The Phoenix Project

Table of Contents

Cast

  • Steve Masters, CEO, acting CIO

  • Dick Landry, CFO

  • Sarah Moulton, SVP of Retail Operations

  • Maggie Lee, Senior Director of Retail Program Management

  • Bob Straus, Lead Director, former Chairman, former CEO

  • Erik Reid, Board Candidate

  • Nancy Mailer, Chief Audit Executive

  • Bill Palmer, VP of IT Operations

  • Wes Davis, Director of Distributed Technology Operations

  • Patty McKee, Director of IT Service Support

  • Brent Geller, Lead Engineer

  • Chris Allers, VP of Application Development

  • John Pesche, Chief Information Security Officer (CISO)

The First Way

Understanding the system as a whole allows us to optimise for speed.

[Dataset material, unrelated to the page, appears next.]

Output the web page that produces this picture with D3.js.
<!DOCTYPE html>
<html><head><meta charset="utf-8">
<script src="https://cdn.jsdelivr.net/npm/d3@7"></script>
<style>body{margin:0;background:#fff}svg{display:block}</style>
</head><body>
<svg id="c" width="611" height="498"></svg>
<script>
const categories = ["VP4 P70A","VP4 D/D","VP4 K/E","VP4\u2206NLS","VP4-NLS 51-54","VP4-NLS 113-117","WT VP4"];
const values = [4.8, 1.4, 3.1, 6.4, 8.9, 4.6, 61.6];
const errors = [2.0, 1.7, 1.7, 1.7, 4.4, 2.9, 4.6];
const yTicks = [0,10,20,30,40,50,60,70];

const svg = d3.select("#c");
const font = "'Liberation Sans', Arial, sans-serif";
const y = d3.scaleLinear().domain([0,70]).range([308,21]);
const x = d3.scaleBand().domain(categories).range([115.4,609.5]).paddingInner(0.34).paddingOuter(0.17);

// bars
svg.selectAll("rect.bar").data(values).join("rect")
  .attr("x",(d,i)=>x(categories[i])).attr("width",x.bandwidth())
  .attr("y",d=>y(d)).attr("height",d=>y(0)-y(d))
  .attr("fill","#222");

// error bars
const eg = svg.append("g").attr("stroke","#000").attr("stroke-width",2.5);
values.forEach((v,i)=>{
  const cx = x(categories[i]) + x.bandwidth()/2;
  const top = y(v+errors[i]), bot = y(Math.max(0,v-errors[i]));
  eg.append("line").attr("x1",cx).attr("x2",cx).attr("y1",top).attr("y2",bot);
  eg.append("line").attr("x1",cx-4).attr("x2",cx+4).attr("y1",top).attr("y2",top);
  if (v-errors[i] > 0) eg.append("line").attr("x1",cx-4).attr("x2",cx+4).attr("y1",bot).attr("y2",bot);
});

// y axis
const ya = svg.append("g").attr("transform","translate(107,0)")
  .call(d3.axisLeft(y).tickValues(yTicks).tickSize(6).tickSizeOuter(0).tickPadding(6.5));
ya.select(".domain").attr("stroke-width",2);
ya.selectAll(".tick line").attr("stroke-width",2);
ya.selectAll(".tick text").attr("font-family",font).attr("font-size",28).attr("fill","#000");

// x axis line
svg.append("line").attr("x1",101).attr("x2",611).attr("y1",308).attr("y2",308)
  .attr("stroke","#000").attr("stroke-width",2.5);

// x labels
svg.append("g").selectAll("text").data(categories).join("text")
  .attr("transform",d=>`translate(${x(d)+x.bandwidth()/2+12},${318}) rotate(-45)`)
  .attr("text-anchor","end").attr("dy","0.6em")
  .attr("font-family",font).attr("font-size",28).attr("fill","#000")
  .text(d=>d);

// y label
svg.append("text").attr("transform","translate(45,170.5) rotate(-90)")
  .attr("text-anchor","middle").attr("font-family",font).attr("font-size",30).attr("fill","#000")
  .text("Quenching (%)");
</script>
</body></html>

We want as little work in progress as possible as there's no actual value until something is delivered to the customer.

Once we can visualise the system, we can ensure no defects pass downstream nor that any local optimisations affect the rest of the system.

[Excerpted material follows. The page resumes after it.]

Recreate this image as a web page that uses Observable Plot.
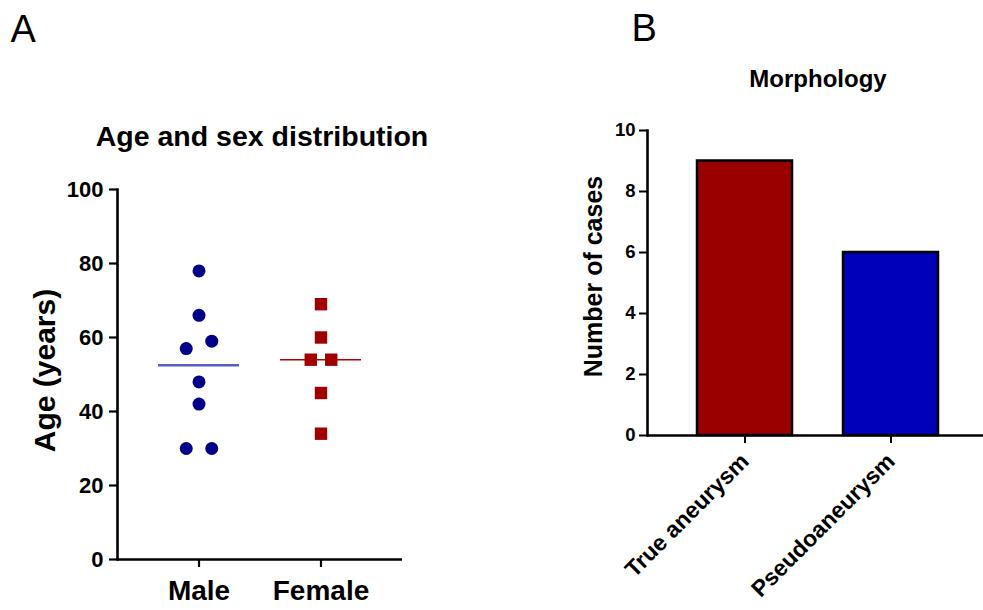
<!DOCTYPE html>
<html><head><meta charset="utf-8">
<script src="https://cdn.jsdelivr.net/npm/d3@7"></script>
<script src="https://cdn.jsdelivr.net/npm/@observablehq/plot@0.6"></script>
<style>
html,body{margin:0;padding:0;background:#fff;}
#wrap{position:relative;width:983px;height:610px;overflow:hidden;font-family:"Liberation Sans",Arial,sans-serif;}
#wrap svg{position:absolute;top:0;}
</style></head><body><div id="wrap"></div>
<script>
// ---- Data ----
const sexes = ["Male", "Female"];
const maleAges = [78, 66, 59, 57, 48, 42, 30, 30];
const femaleAges = [69, 60, 54, 54, 45, 34];
const ageTicks = [0, 20, 40, 60, 80, 100];

const morphTypes = ["True aneurysm", "Pseudoaneurysm"];
const morphCounts = [9, 6];
const caseTicks = [0, 2, 4, 6, 8, 10];

// ---- Styles ----
const FONT = "'Liberation Sans', Arial, sans-serif";
const maleColor = "#000088", femaleColor = "#a00000";
const maleMedianColor = "#5a5ec4", femaleMedianColor = "#b00000";
const barColors = ["#990000", "#0000bb"];

// Side-by-side placement of nearly equal values (scatter dot-plot layout)
function clusterOffsets(values, gap) {
  const idx = d3.range(values.length).sort((a, b) => values[a] - values[b]);
  const off = new Array(values.length).fill(0);
  let cluster = [idx[0]];
  const flush = () => { const k = cluster.length; cluster.forEach((j, i) => off[j] = i - (k - 1) / 2); };
  for (let n = 1; n < idx.length; n++) {
    if (values[idx[n]] - values[idx[n - 1]] < gap) cluster.push(idx[n]);
    else { flush(); cluster = [idx[n]]; }
  }
  flush();
  return off;
}

const groups = [
  {sex: sexes[0], ages: maleAges, color: maleColor, median: maleMedianColor, medianWidth: 2.5, symbol: "circle", r: 6.5, spacing: 25.5},
  {sex: sexes[1], ages: femaleAges, color: femaleColor, median: femaleMedianColor, medianWidth: 1.6, symbol: "square", r: 7.0, spacing: 20.5}
];

const marksA = [];
for (const g of groups) {
  const offs = clusterOffsets(g.ages, 3);
  const rows = g.ages.map((age, i) => ({sex: g.sex, age, off: offs[i]}));
  for (const [off, sub] of d3.group(rows, d => d.off)) {
    marksA.push(Plot.dot(sub, {x: "sex", y: "age", dx: off * g.spacing, r: g.r, symbol: g.symbol, fill: g.color, stroke: "none"}));
  }
  marksA.push(Plot.tickY([{sex: g.sex, m: d3.median(g.ages)}], {x: "sex", y: "m", stroke: g.median, strokeWidth: g.medianWidth}));
}

const W_A = 450;
const plotA = Plot.plot({
  width: W_A, height: 610,
  marginLeft: 117, marginRight: W_A - 402, marginTop: 189, marginBottom: 51,
  style: {fontFamily: FONT, background: "transparent", overflow: "visible", color: "#000"},
  x: {domain: sexes, type: "band", padding: 0.335},
  y: {domain: [0, 100]},
  marks: [
    Plot.axisY({ticks: ageTicks, tickSize: 8, tickPadding: 6, fontSize: 22, fontWeight: "bold", strokeWidth: 2.2, label: null}),
    Plot.axisX({tickSize: 8, tickPadding: 13, fontSize: 28, fontWeight: "bold", strokeWidth: 2.2, label: null}),
    Plot.frame({anchor: "left", strokeWidth: 2.6}),
    Plot.ruleY([0], {strokeWidth: 2.6}),
    ...marksA,
    Plot.text(["Age and sex distribution"], {frameAnchor: "top", textAnchor: "middle", lineAnchor: "middle", dx: 2, dy: -53, fontSize: 28.5, fontWeight: "bold"}),
    Plot.text(["Age (years)"], {frameAnchor: "left", textAnchor: "middle", lineAnchor: "middle", rotate: -90, dx: -72, dy: -4, fontSize: 30, fontWeight: "bold"}),
    Plot.text(["A"], {frameAnchor: "top-left", textAnchor: "start", lineAnchor: "middle", dx: -107, dy: -160, fontSize: 38})
  ]
});
plotA.style.left = "0px";

const morphData = morphTypes.map((t, i) => ({type: t, count: morphCounts[i]}));
const LEFT_B = 490, W_B = 983 - LEFT_B;
const plotB = Plot.plot({
  width: W_B, height: 610,
  marginLeft: 647 - LEFT_B, marginRight: 0, marginTop: 130, marginBottom: 175,
  style: {fontFamily: FONT, background: "transparent", overflow: "visible", color: "#000"},
  x: {domain: morphTypes, type: "band", paddingInner: 0.35, paddingOuter: 0.32, align: 0.53},
  y: {domain: [0, 10]},
  color: {domain: morphTypes, range: barColors},
  marks: [
    Plot.barY(morphData, {x: "type", y: "count", fill: "type", stroke: "#000", strokeWidth: 2.5}),
    Plot.axisY({ticks: caseTicks, tickSize: 8, tickPadding: 4, fontSize: 18.5, fontWeight: "bold", strokeWidth: 2, label: null}),
    Plot.axisX({tickSize: 8, tickPadding: 14, tickRotate: -45, fontSize: 23, fontWeight: "bold", strokeWidth: 2, label: null}),
    Plot.frame({anchor: "left", strokeWidth: 2.6}),
    Plot.ruleY([0], {strokeWidth: 2.6}),
    Plot.text(["Morphology"], {frameAnchor: "top", textAnchor: "middle", lineAnchor: "middle", dx: 2.5, dy: -51, fontSize: 24, fontWeight: "bold"}),
    Plot.text(["Number of cases"], {frameAnchor: "left", textAnchor: "middle", lineAnchor: "middle", rotate: -90, dx: -54, dy: -6.5, fontSize: 25, fontWeight: "bold"}),
    Plot.text(["B"], {frameAnchor: "top-left", textAnchor: "start", lineAnchor: "middle", dx: -16, dy: -101.5, fontSize: 38})
  ]
});
plotB.style.left = LEFT_B + "px";

const wrap = document.getElementById("wrap");
wrap.appendChild(plotA);
wrap.appendChild(plotB);
</script></body></html>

Kanban is one way of visualising work that is created and pulled through the system. It also allows everyone to see each unit with the same level of understanding. It does not, however, visualise unplanned work which can be curbed by following The Second Way.

The Second Way

Shortening and amplifying feedback loops so that we can fix quality issues at the source, and avoid rework.

The less time it takes us to receive feedback from a customer, the quicker we can ensure deliverable is fit for purpose.

Visualisation of wait times ensures that our understanding of the system is accurate, feeding back into The First Way, while also emphasising where our feedback loops may need further tuning.

The Third Way

Creating a culture that fosters experimentation while also understanding that repetition and practice are the prerequisites to mastery.

Rewarding risk taking, allocating time for daily improvement and introducing system faults to improve tolerance are examples of how to work towards such a vision.

The introduction of tension ensures that positive habits are reinforced and trained. By training against painful scenarios such as system failures created purposefully, we become ever more ready when a true calamity arises.

WIP: The Silent Killer

Bill is initially baffled when Erik takes him on his first trip to MRP-8. What could a manufacturing plant possibly have to do with IT operations?!

The plant used to be stack with orders in progress, from floor to ceiling. The original supervisor, Mark, was rubbish at releasing work into the system. As a result, work would be introduced before any actual tasks could be carried out, resulting in an increase of Work in Progress items.

The Theory of Constraints, Lean and Toyota Production System all ultimately agree on one thing: WIP is the silent killer.

Resource utilisation

The wait time for a given resource is the percentage that the resource is busy, divided by the percentage that the resource is idle.

If we have a water cooler that is 50% utilised, the wait time for that water cool is also 50%. If it were 90% utilised however, the wait time becomes a staggering 9 times longer or 90 / 10.

How about 99% utilisation? 99/1 gives a staggering 99 times increase in wait time compared to a resource that is 50% percent utilised.

Automate to reduce cycle time

Two of the biggest impediments of The Second Way.

While fairly standard nowadays, many deployments used to be a manual circus consisting up many individual steps that could all have a change of failure.

Automating away as much as possible reduces the possibility of human error, and with that, shortens the feedback loop ever so slightly.

Codifying the deployment process as, well, code, also provides visibility on just how much resource is needed by the system to get things out the door.

Lastly, we also ensure that WIP doesn't stay stuck in the system longer than it needs to be. Once we've got rapid deployment, we can feel safer releasing smaller and smaller pieces as there is no longer a human investment needed to release.

Theory of Constraints

Whether man or machine, a very small number of resources often dictate the output of an entire system.

Consider a gas station with only one pump. Performing optimisation work before or after the constraint would be pointless. Similarly, any inefficiencies that cause the constraint to go unused eg; waiting for available resource, is a waste and means the business is not being delivered value at full capacity.

Once you identify a constraint/bottleneck, you need to ensure that it is protected and used effectively. Preventative maintenance ensures that the constraint can be utilised effectively and feeds back into The Third Way as a form of repetition towards mastery.

SLOs uplifting KPIs

Service Level Objectives (SLOs) are usually created around indicators that customers care about: availability, incident resolution time and so on

There's no reason they can't be designed around preventative measures either, feeding back into The First Way, and the protection of our constraint.

Let's say we have a delivery business whose primary performance indicator is the number of deliveries made on time. Vehicle breakdowns can play a determining, yet invisible factor in achieving that goal.

Setting an SLO around oil changes would seem odd at first, but ensures that preventative measures like maintenance are linked back to our business objectives and stay visible to the entire organisation.